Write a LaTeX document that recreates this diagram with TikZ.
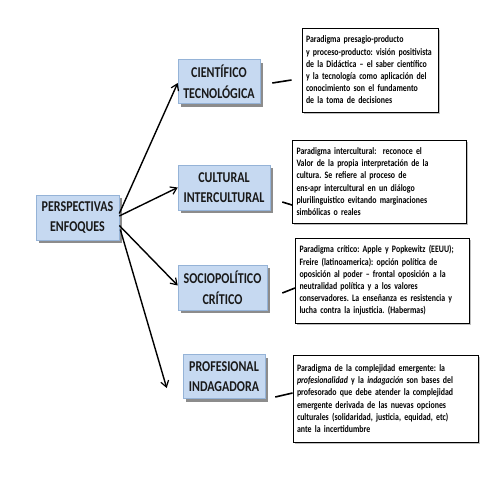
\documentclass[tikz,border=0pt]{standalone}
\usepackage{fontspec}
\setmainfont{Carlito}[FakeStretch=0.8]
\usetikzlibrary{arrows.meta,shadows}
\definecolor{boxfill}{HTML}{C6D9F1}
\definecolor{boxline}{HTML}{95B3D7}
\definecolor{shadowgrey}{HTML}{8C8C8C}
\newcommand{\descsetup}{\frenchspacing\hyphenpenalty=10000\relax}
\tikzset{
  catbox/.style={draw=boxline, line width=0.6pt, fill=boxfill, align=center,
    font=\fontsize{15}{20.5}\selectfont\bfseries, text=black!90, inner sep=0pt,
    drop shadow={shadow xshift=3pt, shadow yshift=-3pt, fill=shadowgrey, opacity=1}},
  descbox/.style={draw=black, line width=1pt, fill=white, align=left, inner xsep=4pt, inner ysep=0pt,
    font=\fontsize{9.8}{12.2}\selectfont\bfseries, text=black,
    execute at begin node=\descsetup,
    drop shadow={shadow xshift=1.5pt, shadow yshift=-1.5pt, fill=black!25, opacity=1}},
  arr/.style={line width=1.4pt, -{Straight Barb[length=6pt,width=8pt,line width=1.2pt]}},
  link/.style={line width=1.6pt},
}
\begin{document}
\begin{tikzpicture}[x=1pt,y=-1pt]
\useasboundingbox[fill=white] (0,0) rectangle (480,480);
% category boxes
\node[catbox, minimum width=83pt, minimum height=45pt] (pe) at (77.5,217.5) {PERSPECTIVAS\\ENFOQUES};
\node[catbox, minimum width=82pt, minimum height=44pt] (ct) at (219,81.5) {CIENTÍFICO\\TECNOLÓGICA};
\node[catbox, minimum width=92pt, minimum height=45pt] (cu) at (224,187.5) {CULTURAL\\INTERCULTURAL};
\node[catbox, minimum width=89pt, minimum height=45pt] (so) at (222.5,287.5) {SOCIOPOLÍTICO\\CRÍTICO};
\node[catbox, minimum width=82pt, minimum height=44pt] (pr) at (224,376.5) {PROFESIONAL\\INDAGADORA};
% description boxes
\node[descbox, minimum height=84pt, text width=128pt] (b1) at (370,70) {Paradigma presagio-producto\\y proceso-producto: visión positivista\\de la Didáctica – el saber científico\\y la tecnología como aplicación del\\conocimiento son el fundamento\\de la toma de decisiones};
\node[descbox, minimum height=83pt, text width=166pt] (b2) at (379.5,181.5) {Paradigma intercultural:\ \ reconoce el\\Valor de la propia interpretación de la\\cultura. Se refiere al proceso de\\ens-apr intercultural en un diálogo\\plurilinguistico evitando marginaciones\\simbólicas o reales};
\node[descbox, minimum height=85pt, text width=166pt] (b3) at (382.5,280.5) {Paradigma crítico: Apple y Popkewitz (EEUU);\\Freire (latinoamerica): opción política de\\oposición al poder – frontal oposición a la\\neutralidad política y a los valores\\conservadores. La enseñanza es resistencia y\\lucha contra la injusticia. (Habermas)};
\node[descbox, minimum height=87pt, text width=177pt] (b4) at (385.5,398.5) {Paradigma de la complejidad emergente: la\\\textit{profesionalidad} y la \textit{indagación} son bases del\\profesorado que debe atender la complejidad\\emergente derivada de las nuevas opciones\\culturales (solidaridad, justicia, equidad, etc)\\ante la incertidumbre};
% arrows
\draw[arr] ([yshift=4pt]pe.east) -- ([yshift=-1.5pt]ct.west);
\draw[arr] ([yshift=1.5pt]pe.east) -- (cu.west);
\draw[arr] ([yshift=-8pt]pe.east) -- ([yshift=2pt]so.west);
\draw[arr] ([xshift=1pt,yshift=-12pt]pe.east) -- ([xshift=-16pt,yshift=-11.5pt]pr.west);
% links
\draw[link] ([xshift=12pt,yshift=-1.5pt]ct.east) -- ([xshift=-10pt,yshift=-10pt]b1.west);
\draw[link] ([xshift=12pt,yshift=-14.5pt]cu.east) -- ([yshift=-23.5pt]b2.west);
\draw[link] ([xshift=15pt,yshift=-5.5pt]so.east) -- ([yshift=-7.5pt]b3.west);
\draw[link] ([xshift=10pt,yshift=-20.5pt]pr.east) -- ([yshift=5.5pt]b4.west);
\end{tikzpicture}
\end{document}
-- -- --
What is needed >>
Restate the listing above word for word, and skip the pictures.

Solution to the problem >>
Write a LaTeX document that recreates this diagram with TikZ.
\documentclass[tikz,border=0pt]{standalone}
\usepackage{fontspec}
\setmainfont{Carlito}[FakeStretch=0.8]
\usetikzlibrary{arrows.meta,shadows}
\definecolor{boxfill}{HTML}{C6D9F1}
\definecolor{boxline}{HTML}{95B3D7}
\definecolor{shadowgrey}{HTML}{8C8C8C}
\newcommand{\descsetup}{\frenchspacing\hyphenpenalty=10000\relax}
\tikzset{
  catbox/.style={draw=boxline, line width=0.6pt, fill=boxfill, align=center,
    font=\fontsize{15}{20.5}\selectfont\bfseries, text=black!90, inner sep=0pt,
    drop shadow={shadow xshift=3pt, shadow yshift=-3pt, fill=shadowgrey, opacity=1}},
  descbox/.style={draw=black, line width=1pt, fill=white, align=left, inner xsep=4pt, inner ysep=0pt,
    font=\fontsize{9.8}{12.2}\selectfont\bfseries, text=black,
    execute at begin node=\descsetup,
    drop shadow={shadow xshift=1.5pt, shadow yshift=-1.5pt, fill=black!25, opacity=1}},
  arr/.style={line width=1.4pt, -{Straight Barb[length=6pt,width=8pt,line width=1.2pt]}},
  link/.style={line width=1.6pt},
}
\begin{document}
\begin{tikzpicture}[x=1pt,y=-1pt]
\useasboundingbox[fill=white] (0,0) rectangle (480,480);
% category boxes
\node[catbox, minimum width=83pt, minimum height=45pt] (pe) at (77.5,217.5) {PERSPECTIVAS\\ENFOQUES};
\node[catbox, minimum width=82pt, minimum height=44pt] (ct) at (219,81.5) {CIENTÍFICO\\TECNOLÓGICA};
\node[catbox, minimum width=92pt, minimum height=45pt] (cu) at (224,187.5) {CULTURAL\\INTERCULTURAL};
\node[catbox, minimum width=89pt, minimum height=45pt] (so) at (222.5,287.5) {SOCIOPOLÍTICO\\CRÍTICO};
\node[catbox, minimum width=82pt, minimum height=44pt] (pr) at (224,376.5) {PROFESIONAL\\INDAGADORA};
% description boxes
\node[descbox, minimum height=84pt, text width=128pt] (b1) at (370,70) {Paradigma presagio-producto\\y proceso-producto: visión positivista\\de la Didáctica – el saber científico\\y la tecnología como aplicación del\\conocimiento son el fundamento\\de la toma de decisiones};
\node[descbox, minimum height=83pt, text width=166pt] (b2) at (379.5,181.5) {Paradigma intercultural:\ \ reconoce el\\Valor de la propia interpretación de la\\cultura. Se refiere al proceso de\\ens-apr intercultural en un diálogo\\plurilinguistico evitando marginaciones\\simbólicas o reales};
\node[descbox, minimum height=85pt, text width=166pt] (b3) at (382.5,280.5) {Paradigma crítico: Apple y Popkewitz (EEUU);\\Freire (latinoamerica): opción política de\\oposición al poder – frontal oposición a la\\neutralidad política y a los valores\\conservadores. La enseñanza es resistencia y\\lucha contra la injusticia. (Habermas)};
\node[descbox, minimum height=87pt, text width=177pt] (b4) at (385.5,398.5) {Paradigma de la complejidad emergente: la\\\textit{profesionalidad} y la \textit{indagación} son bases del\\profesorado que debe atender la complejidad\\emergente derivada de las nuevas opciones\\culturales (solidaridad, justicia, equidad, etc)\\ante la incertidumbre};
% arrows
\draw[arr] ([yshift=4pt]pe.east) -- ([yshift=-1.5pt]ct.west);
\draw[arr] ([yshift=1.5pt]pe.east) -- (cu.west);
\draw[arr] ([yshift=-8pt]pe.east) -- ([yshift=2pt]so.west);
\draw[arr] ([xshift=1pt,yshift=-12pt]pe.east) -- ([xshift=-16pt,yshift=-11.5pt]pr.west);
% links
\draw[link] ([xshift=12pt,yshift=-1.5pt]ct.east) -- ([xshift=-10pt,yshift=-10pt]b1.west);
\draw[link] ([xshift=12pt,yshift=-14.5pt]cu.east) -- ([yshift=-23.5pt]b2.west);
\draw[link] ([xshift=15pt,yshift=-5.5pt]so.east) -- ([yshift=-7.5pt]b3.west);
\draw[link] ([xshift=10pt,yshift=-20.5pt]pr.east) -- ([yshift=5.5pt]b4.west);
\end{tikzpicture}
\end{document}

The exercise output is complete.